What Happened in Kansas City: Free Speech, Library Programs and the Law
On May 9, 2016, a patron at the Kansas City (Mo.) Public Library was arrested by off-duty police, at the direction of a library partner, for questioning the worldview of a speaker. When the library's Director of Programming & Marketing Steven Woolfolk tried to intervene, he, too, was arrested. As of November 2016, the city continued to seek the prosecution of both Woolfolk and the patron.
Libraries are places for discovery that extends beyond the shelves — to classes, public programs and civil discourse. What responsibility do we, as library professionals, have to ensure that the content of our programs adheres to the same standards as our collections?

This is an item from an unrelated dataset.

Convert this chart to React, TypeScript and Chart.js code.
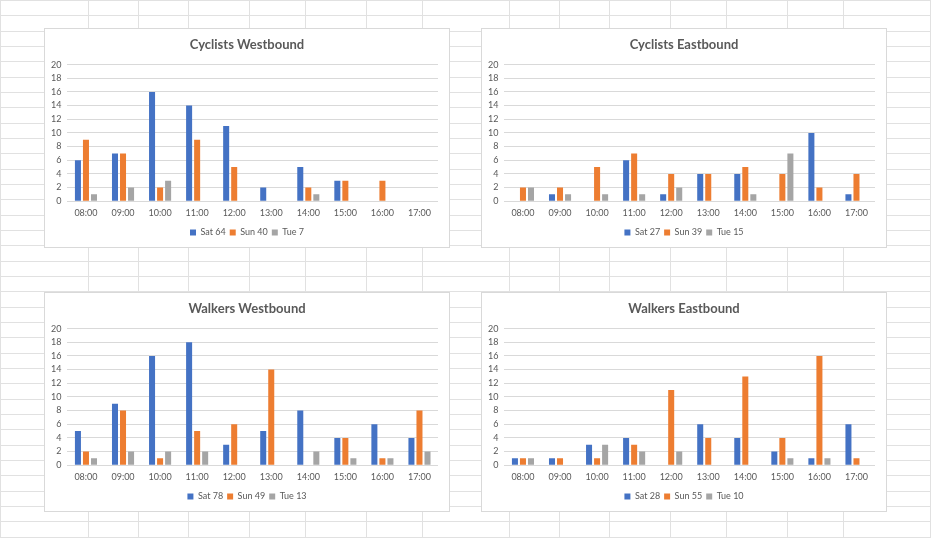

To what extent are we obligated to protect the free speech of our patrons as well as our authors?
Join Woolfolk and Deborah Caldwell-Stone, deputy director of ALA’s Office for Intellectual Freedom, for a discussion of free speech and its intersection with library programming and the law.
Steven Woolfolk is the director of programming & marketing at the Kansas City Public Library, where he has arranged and coordinated appearances by Supreme Court Justices Sandra Day O'Connor and Stephen Breyer, journalist Dan Rather and former U.S. Secretary of Labor Robert Reich. Before joining the library, he spent 15 years in the newspaper industry, running papers in Missouri and Louisiana.
Deborah Caldwell-Stone is deputy director of the American Library Association’s Office for Intellectual Freedom. An attorney by training, she now works closely with librarians, teachers and library trustees on a wide range of intellectual freedom issues, including book challenges, internet filtering, meeting room policies and the impact of new technologies on library users' privacy. Before she joined ALA in 2000, Caldwell-Stone practiced appellate law before state and federal courts in Chicago.